## OBJECTIVE
Retype every line from the top of the entries down to the one with "from matplotlib.patches import", both included, and skip the pictures.

## SUPPLIED ENTRIES
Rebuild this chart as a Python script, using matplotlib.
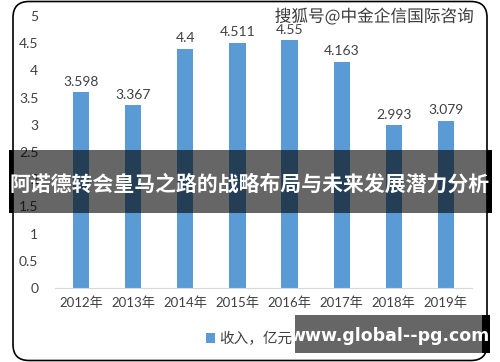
import matplotlib
matplotlib.use('Agg')
import matplotlib.pyplot as plt
import matplotlib.patheffects as pe
from matplotlib.patches import FancyBboxPatch, Rectangle

plt.rcParams['font.family'] = ['Lato', 'Noto Sans CJK SC', 'DejaVu Sans']

years = ['2012年', '2013年', '2014年', '2015年', '2016年', '2017年', '2018年', '2019年']
revenue = [3.598, 3.367, 4.4, 4.511, 4.55, 4.163, 2.993, 3.079]
labels = ['3.598', '3.367', '4.4', '4.511', '4.55', '4.163', '2.993', '3.079']
yticks = [0, 0.5, 1, 1.5, 2, 2.5, 3, 3.5, 4, 4.5, 5]
series_name = '收入，亿元'
title = '阿诺德转会皇马之路的战略布局与未来发展潜力分析'
watermark = '搜狐号@中金企信国际咨询'
site = 'www.global--pg.com'

W, H = 500, 362
fig = plt.figure(figsize=(W / 100, H / 100), dpi=100)

ax = fig.add_axes([55 / W, 1 - 288 / H, 417 / W, 272 / H])
x = range(len(years))
bars = ax.bar(x, revenue, width=0.31, color='#5B9BD5', label=series_name)
for b, t in zip(bars, labels):
    ax.annotate(t, (b.get_x() + b.get_width() / 2, b.get_height()),
                xytext=(0, 3), textcoords='offset points',
                ha='center', va='bottom', fontsize=10, color='#404040')
ax.set_xlim(-0.5, len(years) - 0.5)
ax.set_ylim(0, 5)
ax.set_yticks(yticks)
ax.set_yticklabels([('%g' % v) for v in yticks])
ax.set_xticks(list(x))
ax.set_xticklabels(years)
ax.tick_params(axis='y', length=0, pad=12, labelsize=10, labelcolor='#404040')
ax.tick_params(axis='x', length=0, pad=6, labelsize=9.5, labelcolor='#404040')
for s in ['top', 'right', 'left']:
    ax.spines[s].set_visible(False)
ax.spines['bottom'].set_color('#d9d9d9')
ax.legend(loc='center left', bbox_to_anchor=(206 / W, 1 - 339 / H),
          bbox_transform=fig.transFigure, frameon=False, fontsize=10.5,
          borderpad=0, borderaxespad=0,
          handlelength=0.6, handleheight=0.6, handletextpad=0.3,
          labelcolor='#404040')

# overlay in pixel coordinates
ov = fig.add_axes([0, 0, 1, 1], zorder=5)
ov.set_xlim(0, W)
ov.set_ylim(H, 0)
ov.axis('off')
ov.patch.set_alpha(0)

ov.add_patch(FancyBboxPatch((13, 1.5), 474, 359, boxstyle='round,pad=0,rounding_size=16',
                            fill=False, edgecolor='black', linewidth=1.2))

ov.text(374, 17, watermark, ha='center', va='center', fontsize=12,
        family=['Noto Sans CJK SC', 'DejaVu Sans'], color='#3a3a3a',
        path_effects=[pe.withStroke(linewidth=2, foreground='white')])

# banner
ov.add_patch(Rectangle((9, 150), 483, 63, facecolor='black', alpha=0.6, edgecolor='none'))
ov.add_patch(Rectangle((9, 150), 4, 63, facecolor='black', edgecolor='none'))
ov.add_patch(Rectangle((487, 150), 5, 63, facecolor='black', edgecolor='none'))
ov.text(250, 184, title, ha='center', va='center', fontsize=15, fontweight='bold',
        family=['Noto Sans CJK SC', 'DejaVu Sans'], color='white')

# site box
ov.add_patch(Rectangle((295, 315), 195, 38, facecolor='#666666', edgecolor='none'))
ov.add_patch(Rectangle((482, 315), 8, 38, facecolor='black', edgecolor='none'))
ov.text(390, 336, site, ha='center', va='center', fontsize=12.5, fontweight='bold',
        family=['DejaVu Sans'], color='white')

fig.savefig('out.png', dpi=100)
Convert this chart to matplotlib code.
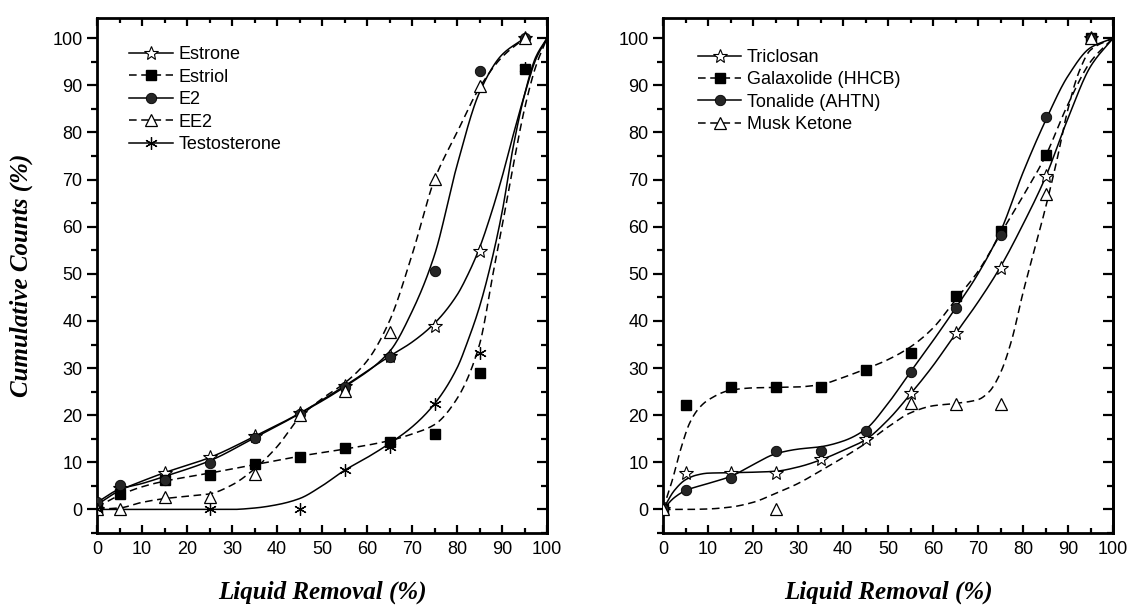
import numpy as np
import matplotlib
matplotlib.use('Agg')
import matplotlib.pyplot as plt
from matplotlib.lines import Line2D
from matplotlib.ticker import MultipleLocator

plt.rcParams['font.family'] = 'Liberation Sans'

# ---- left panel: measured points ----
estrone_x = [0, 5, 15, 25, 35, 45, 55, 65, 75, 85, 95]
estrone_y = [0, 4.5, 7.7, 11.1, 15.5, 20.4, 26.1, 32.5, 39.0, 54.8, 100]
estriol_x = [0, 5, 15, 25, 35, 45, 55, 65, 75, 85, 95]
estriol_y = [0, 3.2, 6.2, 7.4, 9.7, 11.2, 13.0, 14.4, 16.0, 28.9, 93.4]
e2_x = [0, 5, 15, 25, 35, 45, 55, 65, 75, 85, 95]
e2_y = [1.5, 5.1, 6.3, 9.8, 15.2, 20.3, 26.0, 32.3, 50.6, 93.0, 100]
ee2_x = [0, 5, 15, 25, 35, 45, 55, 65, 75, 85, 95]
ee2_y = [0, 0, 2.6, 2.6, 7.6, 20.1, 25.2, 37.6, 70.1, 89.9, 100]
testo_x = [0, 25, 45, 55, 65, 75, 85, 95]
testo_y = [0, 0, 0, 8.4, 13.3, 22.4, 33.1, 93.6]

# ---- left panel: fitted curves ----
estrone_cx = [0, 5, 10, 15, 25, 35, 45, 55, 65, 70, 75, 80, 82.5, 85, 87.5, 90, 92.5, 95, 97.5, 100]
estrone_cy = [1.0, 4.0, 6.0, 7.8, 11, 15.5, 20.4, 26.2, 32.5, 35.5, 39.5, 45.5, 50, 55.5, 62.5, 70.5, 79.5, 88, 95.5, 100]
estriol_cx = [0, 5, 10, 15, 25, 35, 45, 55, 65, 70, 75, 80, 85, 88, 90, 92.5, 95, 97.5, 100]
estriol_cy = [0.5, 3.0, 4.8, 6.0, 7.7, 9.5, 11.3, 12.8, 14.6, 16, 18, 23.5, 35, 50, 60, 73, 85, 94, 100]
e2_cx = [0, 5, 10, 15, 25, 35, 45, 55, 65, 70, 75, 80, 85, 90, 95]
e2_cy = [1.5, 4.3, 5.5, 7.0, 10.3, 15.2, 20.3, 26, 33.5, 42, 54, 73, 88.5, 96.5, 100]
ee2_cx = [0, 5, 10, 15, 20, 25, 30, 35, 40, 45, 50, 55, 60, 65, 70, 75, 80, 85, 90, 95]
ee2_cy = [0, 0.3, 1.5, 2.3, 2.8, 3.3, 5.2, 8.6, 13.3, 19.5, 23.5, 26.8, 31.5, 40, 54, 70, 80, 89.5, 96, 100]
testo_cx = [0, 10, 20, 30, 35, 40, 45, 50, 55, 60, 65, 70, 75, 80, 82.5, 85, 87.5, 90, 92.5, 95, 97.5, 100]
testo_cy = [0, 0, 0, 0, 0.3, 1.0, 2.3, 5, 8.3, 11, 14, 17.5, 22.4, 30, 36, 43, 52, 63, 77, 88, 96, 100]

# ---- right panel: measured points ----
triclosan_x = [0, 5, 15, 25, 35, 45, 55, 65, 75, 85, 95]
triclosan_y = [0, 7.7, 7.7, 7.7, 10.7, 14.9, 24.7, 37.5, 51.3, 70.7, 100]
galax_x = [0, 5, 15, 25, 35, 45, 55, 65, 75, 85, 95]
galax_y = [0, 22.2, 25.9, 25.9, 25.9, 29.6, 33.3, 45.2, 59.0, 75.3, 100]
tonal_x = [0, 5, 15, 25, 35, 45, 55, 65, 75, 85, 95]
tonal_y = [0, 4.1, 6.6, 12.5, 12.5, 16.7, 29.2, 42.7, 58.3, 83.3, 100]
musk_x = [0, 25, 55, 65, 75, 85, 95]
musk_y = [0, 0, 22.5, 22.4, 22.4, 66.9, 100]

# ---- right panel: fitted curves ----
triclosan_cx = [0, 2.5, 5, 7.5, 10, 15, 20, 25, 30, 35, 40, 45, 50, 55, 60, 65, 70, 75, 80, 85, 90, 95, 100]
triclosan_cy = [0, 4, 6.3, 7.3, 7.7, 7.8, 7.9, 8.1, 9.0, 10.5, 12.5, 14.8, 19, 24.5, 30.5, 37.3, 44, 51.5, 60.5, 70.5, 83, 94, 100]
galax_cx = [0, 2, 4, 6, 8, 10, 15, 20, 25, 30, 35, 40, 45, 50, 55, 60, 65, 70, 75, 80, 85, 90, 95, 100]
galax_cy = [0, 6, 13, 18.5, 21.5, 23.2, 25.3, 25.8, 25.9, 26, 26.5, 28, 29.8, 31.8, 34.5, 38.5, 44.5, 50.5, 58.5, 66.5, 75, 86, 95, 100]
tonal_cx = [0, 2.5, 5, 10, 15, 20, 25, 30, 35, 40, 45, 50, 55, 60, 65, 70, 75, 80, 85, 90, 95, 100]
tonal_cy = [0, 2.5, 4.0, 5.5, 7.0, 9.5, 11.8, 12.8, 13.3, 14.5, 17, 22.5, 29.2, 35.8, 42.7, 50, 59, 71.5, 82.5, 92, 98, 100]
musk_cx = [0, 5, 10, 15, 20, 25, 30, 35, 40, 45, 50, 55, 60, 65, 70, 72.5, 75, 77.5, 80, 82.5, 85, 87.5, 90, 92.5, 95, 100]
musk_cy = [0, 0, 0.1, 0.5, 1.5, 3.4, 5.5, 8.2, 11, 14, 17.5, 20.5, 22, 22.5, 23.3, 25, 29, 36, 46, 55, 64, 74, 85, 93, 97.5, 100]

x_ticks = [0, 10, 20, 30, 40, 50, 60, 70, 80, 90, 100]
y_ticks = [0, 10, 20, 30, 40, 50, 60, 70, 80, 90, 100]


def smooth(x, y, n=400):
    # monotone cubic hermite through the curve knots, only to draw a smooth line
    x = np.asarray(x, float)
    y = np.asarray(y, float)
    h = np.diff(x)
    d = np.diff(y) / h
    m = np.zeros_like(y)
    m[0], m[-1] = d[0], d[-1]
    for k in range(1, len(x) - 1):
        if d[k - 1] * d[k] > 0:
            w1 = 2 * h[k] + h[k - 1]
            w2 = h[k] + 2 * h[k - 1]
            m[k] = (w1 + w2) / (w1 / d[k - 1] + w2 / d[k])
    xs = np.linspace(x[0], x[-1], n)
    i = np.clip(np.searchsorted(x, xs) - 1, 0, len(x) - 2)
    t = (xs - x[i]) / h[i]
    ys = ((2 * t**3 - 3 * t**2 + 1) * y[i] + (t**3 - 2 * t**2 + t) * h[i] * m[i]
          + (-2 * t**3 + 3 * t**2) * y[i + 1] + (t**3 - t**2) * h[i] * m[i + 1])
    return xs, ys


DASH = (0, (5, 3))
star = dict(marker='*', ms=10, mfc='white', mec='black', mew=0.8)
square = dict(marker='s', ms=6.5, mfc='black', mec='black')
ball = dict(marker='o', ms=7.5, mfc='#262626', mec='black', mew=0.6)
tri = dict(marker='^', ms=8, mfc='white', mec='black', mew=0.9)
aster = dict(marker=(6, 2, 0), ms=9, mec='black', mew=0.9)

fig = plt.figure(figsize=(11.37, 6.08), dpi=100)
ax1 = fig.add_axes([97 / 1137, 75 / 608, 450 / 1137, 515 / 608])
ax2 = fig.add_axes([663 / 1137, 75 / 608, 450 / 1137, 515 / 608])

left = [
    ('Estrone', estrone_x, estrone_y, estrone_cx, estrone_cy, '-', star),
    ('Estriol', estriol_x, estriol_y, estriol_cx, estriol_cy, DASH, square),
    ('E2', e2_x, e2_y, e2_cx, e2_cy, '-', ball),
    ('EE2', ee2_x, ee2_y, ee2_cx, ee2_cy, DASH, tri),
    ('Testosterone', testo_x, testo_y, testo_cx, testo_cy, '-', aster),
]
right = [
    ('Triclosan', triclosan_x, triclosan_y, triclosan_cx, triclosan_cy, '-', star),
    ('Galaxolide (HHCB)', galax_x, galax_y, galax_cx, galax_cy, DASH, square),
    ('Tonalide (AHTN)', tonal_x, tonal_y, tonal_cx, tonal_cy, '-', ball),
    ('Musk Ketone', musk_x, musk_y, musk_cx, musk_cy, DASH, tri),
]

for ax, series, lx, ly in [(ax1, left, 0.072, 0.945), (ax2, right, 0.078, 0.94)]:
    handles = []
    for name, px, py, cx, cy, ls, mk in series:
        sx, sy = smooth(cx, cy)
        ax.plot(sx, sy, color='black', lw=1.1, ls=ls, zorder=2)
        ax.plot(px, py, ls='none', zorder=3, **mk)
        handles.append(Line2D([], [], color='black', lw=1.1, ls=ls, label=name, **mk))
    ax.legend(handles=handles, loc='upper left', bbox_to_anchor=(lx, ly), frameon=False,
              fontsize=13, handlelength=2.4, handletextpad=0.3, labelspacing=0.3,
              borderpad=0, borderaxespad=0, numpoints=1)

    ax.set_xlim(0, 100)
    ax.set_ylim(-5, 104.3)
    ax.set_xticks(x_ticks)
    ax.set_yticks(y_ticks)
    ax.xaxis.set_minor_locator(MultipleLocator(5))
    ax.yaxis.set_minor_locator(MultipleLocator(5))
    for sp in ax.spines.values():
        sp.set_linewidth(2)
    ax.tick_params(axis='x', which='both', direction='in', top=True, width=1.6, labelsize=13, pad=6)
    ax.tick_params(axis='x', which='major', length=6)
    ax.tick_params(axis='x', which='minor', length=3.5)
    ax.tick_params(axis='y', which='both', direction='out', width=1.6, labelsize=13)
    ax.tick_params(axis='y', which='major', length=7)
    ax.tick_params(axis='y', which='minor', length=4)
    sec = ax.secondary_yaxis('right')
    sec.set_yticks(y_ticks)
    sec.yaxis.set_minor_locator(MultipleLocator(5))
    sec.tick_params(which='both', direction='in', width=1.6, labelright=False)
    sec.tick_params(which='major', length=7)
    sec.tick_params(which='minor', length=4)
    sec.spines['right'].set_linewidth(2)
    ax.set_xlabel('Liquid Removal (%)', fontfamily='Liberation Serif', fontweight='bold',
                  fontstyle='italic', fontsize=18, labelpad=16)

ax1.set_ylabel('Cumulative Counts (%)', fontfamily='Liberation Serif', fontweight='bold',
               fontstyle='italic', fontsize=18, labelpad=14)

fig.savefig('out.png', dpi=100)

## WRITTEN RESPONSE
Rebuild this chart as a Python script, using matplotlib.
import matplotlib
matplotlib.use('Agg')
import matplotlib.pyplot as plt
import matplotlib.patheffects as pe
from matplotlib.patches import FancyBboxPatch, Rectangle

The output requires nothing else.